Driver maps `VkPrimitiveTopology` → `panvk_xfb_topology` at draw time, sets the sysval via `set_gfx_sysval(cmdbuf, dirty, vs.xfb_topology, val)`.

## Risk: shader complexity

The lowered shader after iter17 will have:
- 1 sysval load
- 7 conditional branches
- 2-3 conditional stores per branch (except TRI_FAN which has a loop)
- per-store address arithmetic

That's a lot for what was a single `store_global`. On Bifrost (in-order architecture), branches are cheap but the increased instruction count + register pressure could hurt throughput.

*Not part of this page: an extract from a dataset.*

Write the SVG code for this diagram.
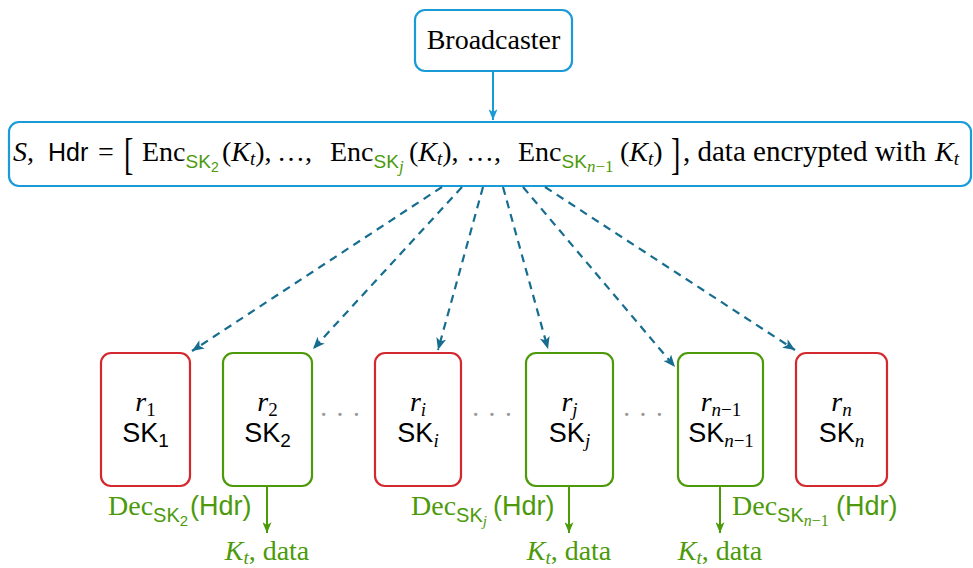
<svg xmlns="http://www.w3.org/2000/svg" width="973" height="568" viewBox="0 0 973 568">
<style>
.serif{font-family:"Liberation Serif","DejaVu Serif",serif;fill:#000}
.sans{font-family:"Liberation Sans","DejaVu Sans",sans-serif}
.it{font-style:italic}
.g{fill:#4c9a0a}
.bluebox{fill:#fff;stroke:#1a9bd7;stroke-width:2.2}
.red{fill:#fff;stroke:#d4282f;stroke-width:2.2}
.grn{fill:#fff;stroke:#4c9a0a;stroke-width:2.2}
.dash{fill:none;stroke:#166d8f;stroke-width:2.2;stroke-dasharray:8 6}
.dots{font-family:"Liberation Serif",serif;fill:#999}
</style>
<defs>
<marker id="aTeal" viewBox="0 0 12 10" refX="12" refY="5" markerWidth="13" markerHeight="10" markerUnits="userSpaceOnUse" orient="auto"><path d="M0,0 L12,5 L0,10 L3,5 Z" fill="#166d8f"/></marker>
<marker id="aBlue" viewBox="0 0 12 10" refX="12" refY="5" markerWidth="11" markerHeight="9" markerUnits="userSpaceOnUse" orient="auto"><path d="M0,0 L12,5 L0,10 L3,5 Z" fill="#1a9bd7"/></marker>
<marker id="aGreen" viewBox="0 0 12 10" refX="12" refY="5" markerWidth="11" markerHeight="9" markerUnits="userSpaceOnUse" orient="auto"><path d="M0,0 L12,5 L0,10 L3,5 Z" fill="#4c9a0a"/></marker>
</defs>

<g id="broadcaster">
<rect class="bluebox" x="415" y="10" width="157" height="61" rx="10"/>
<text class="serif" font-size="28" x="493.5" y="49" text-anchor="middle">Broadcaster</text>
</g>

<g id="header">
<rect class="bluebox" x="9" y="122" width="962" height="64" rx="10"/>
<text class="serif" font-size="28" transform="translate(124,169) scale(1,1.6)">[</text>
<text class="serif" font-size="28" transform="translate(671,169) scale(1,1.6)">]</text>
<text class="serif" font-size="28" y="161"><tspan x="13" class="it">S</tspan><tspan>,</tspan><tspan x="48" class="sans" font-size="25">Hdr</tspan><tspan x="98">=</tspan><tspan x="142">Enc</tspan><tspan class="sans g" font-size="19" y="168">SK</tspan><tspan class="sans g" font-size="14" y="172">2</tspan><tspan x="222" y="161">(</tspan><tspan class="it">K</tspan><tspan class="it" font-size="19" y="165">t</tspan><tspan y="161">),</tspan><tspan x="277">…,</tspan><tspan x="330">Enc</tspan><tspan class="sans g" font-size="19" y="168">SK</tspan><tspan class="it g" font-size="17" y="172">j</tspan><tspan x="409" y="161">(</tspan><tspan class="it">K</tspan><tspan class="it" font-size="19" y="165">t</tspan><tspan y="161">),</tspan><tspan x="466">…,</tspan><tspan x="518">Enc</tspan><tspan class="sans g" font-size="19" y="168">SK</tspan><tspan class="it g" font-size="17" y="172">n</tspan><tspan class="g" font-size="17">−1</tspan><tspan x="620" y="161">(</tspan><tspan class="it">K</tspan><tspan class="it" font-size="19" y="165">t</tspan><tspan y="161">)</tspan><tspan x="683" font-size="29">, data encrypted with </tspan><tspan x="935" class="it">K</tspan><tspan class="it" font-size="19" y="165">t</tspan></text>
</g>

<g id="r1">
<rect class="red" x="101" y="353" width="89" height="133" rx="10"/>
<text class="serif" font-size="28" x="145.5" y="411" text-anchor="middle"><tspan class="it">r</tspan><tspan font-size="19" dy="5">1</tspan></text>
<text class="sans" font-size="27" x="145.5" y="442" text-anchor="middle">SK<tspan font-size="19" dy="5">1</tspan></text>
</g>
<g id="r2">
<rect class="grn" x="223" y="353" width="89" height="133" rx="10"/>
<text class="serif" font-size="28" x="267.5" y="411" text-anchor="middle"><tspan class="it">r</tspan><tspan font-size="19" dy="5">2</tspan></text>
<text class="sans" font-size="27" x="267.5" y="442" text-anchor="middle">SK<tspan font-size="19" dy="5">2</tspan></text>
</g>
<g id="ri">
<rect class="red" x="375" y="353" width="86" height="133" rx="10"/>
<text class="serif" font-size="28" x="418" y="411" text-anchor="middle"><tspan class="it">r</tspan><tspan class="it" font-size="19" dy="5">i</tspan></text>
<text class="sans" font-size="27" x="418" y="442" text-anchor="middle">SK<tspan class="serif it" font-size="19" dy="5">i</tspan></text>
</g>
<g id="rj">
<rect class="grn" x="526" y="353" width="87" height="133" rx="10"/>
<text class="serif" font-size="28" x="569.5" y="411" text-anchor="middle"><tspan class="it">r</tspan><tspan class="it" font-size="19" dy="5">j</tspan></text>
<text class="sans" font-size="27" x="569.5" y="442" text-anchor="middle">SK<tspan class="serif it" font-size="19" dy="5">j</tspan></text>
</g>
<g id="rn1">
<rect class="grn" x="678" y="353" width="85" height="133" rx="10"/>
<text class="serif" font-size="28" x="721" y="411" text-anchor="middle"><tspan class="it">r</tspan><tspan class="it" font-size="19" dy="5">n</tspan><tspan font-size="19">−1</tspan></text>
<text class="sans" font-size="27" x="721" y="442" text-anchor="middle">SK<tspan class="serif it" font-size="19" dy="5">n</tspan><tspan class="serif" font-size="19">−1</tspan></text>
</g>
<g id="rn">
<rect class="red" x="796" y="353" width="91" height="133" rx="10"/>
<text class="serif" font-size="28" x="841.5" y="411" text-anchor="middle"><tspan class="it">r</tspan><tspan class="it" font-size="19" dy="5">n</tspan></text>
<text class="sans" font-size="27" x="841.5" y="442" text-anchor="middle">SK<tspan class="serif it" font-size="19" dy="5">n</tspan></text>
</g>

<g id="ellipses">
<text class="dots" font-size="28" x="340" y="424" text-anchor="middle">· · ·</text>
<text class="dots" font-size="28" x="492" y="424" text-anchor="middle">· · ·</text>
<text class="dots" font-size="28" x="643" y="424" text-anchor="middle">· · ·</text>
</g>

<g id="labels">
<text class="serif g" font-size="28" y="515"><tspan x="108">Dec</tspan><tspan class="sans" font-size="20" y="522">SK</tspan><tspan class="sans" font-size="15" y="526">2</tspan><tspan class="sans" font-size="27" y="515" x="190">(Hdr)</tspan></text>
<text class="serif g" font-size="28" y="515"><tspan x="411">Dec</tspan><tspan class="sans" font-size="20" y="522">SK</tspan><tspan class="it" font-size="15" y="526">j</tspan><tspan class="sans" font-size="27" y="515" x="493">(Hdr)</tspan></text>
<text class="serif g" font-size="28" y="515"><tspan x="732">Dec</tspan><tspan class="sans" font-size="20" y="522">SK</tspan><tspan class="it" font-size="16" y="526">n</tspan><tspan font-size="16">−1</tspan><tspan class="sans" font-size="27" y="515" x="836">(Hdr)</tspan></text>
<text class="serif g" font-size="28" x="267" y="560" text-anchor="middle"><tspan class="it">K</tspan><tspan class="it" font-size="19" dy="4">t</tspan><tspan dy="-4">, data</tspan></text>
<text class="serif g" font-size="28" x="569" y="560" text-anchor="middle"><tspan class="it">K</tspan><tspan class="it" font-size="19" dy="4">t</tspan><tspan dy="-4">, data</tspan></text>
<text class="serif g" font-size="28" x="720" y="560" text-anchor="middle"><tspan class="it">K</tspan><tspan class="it" font-size="19" dy="4">t</tspan><tspan dy="-4">, data</tspan></text>
</g>

<g id="connectors">
<line x1="493" y1="71" x2="493" y2="120" stroke="#1a9bd7" stroke-width="2" marker-end="url(#aBlue)"/>
<line class="dash" x1="442" y1="187" x2="192" y2="351" marker-end="url(#aTeal)"/>
<line class="dash" x1="462" y1="187" x2="313" y2="349" marker-end="url(#aTeal)"/>
<line class="dash" x1="483" y1="187" x2="438" y2="350" marker-end="url(#aTeal)"/>
<line class="dash" x1="503" y1="187" x2="548" y2="349" marker-end="url(#aTeal)"/>
<line class="dash" x1="523" y1="187" x2="675" y2="367" marker-end="url(#aTeal)"/>
<line class="dash" x1="545" y1="187" x2="795" y2="350" marker-end="url(#aTeal)"/>
<line x1="267" y1="486" x2="267" y2="533" stroke="#4c9a0a" stroke-width="2" marker-end="url(#aGreen)"/>
<line x1="569" y1="486" x2="569" y2="533" stroke="#4c9a0a" stroke-width="2" marker-end="url(#aGreen)"/>
<line x1="720" y1="486" x2="720" y2="533" stroke="#4c9a0a" stroke-width="2" marker-end="url(#aGreen)"/>
</g>
</svg>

Mitigation: most XFB workloads are tiny (per-frame, dozens to thousands of vertices). The throughput cost is irrelevant for the CTS-driven correctness target. Real-world XFB-heavy workloads (rare on Bifrost) might prefer iter13's single-store path, but those aren't impacted by iter17's correctness fix because the LIST topology still uses the fast path (topology == PANVK_XFB_TOPO_LIST → emit single store).

## What to write in Phase 4

NEW file: `src/panfrost/vulkan/panvk_vX_xfb_lower.c` — a panvk-specific replacement for `pan_nir_lower_xfb`. Calls into pieces of pan_nir_lower_xfb for the LIST case (or re-implements its minimal logic) and adds the per-topology contribution branches for the others. Exposed as `panvk_per_arch(nir_lower_xfb)(nir_shader *)`.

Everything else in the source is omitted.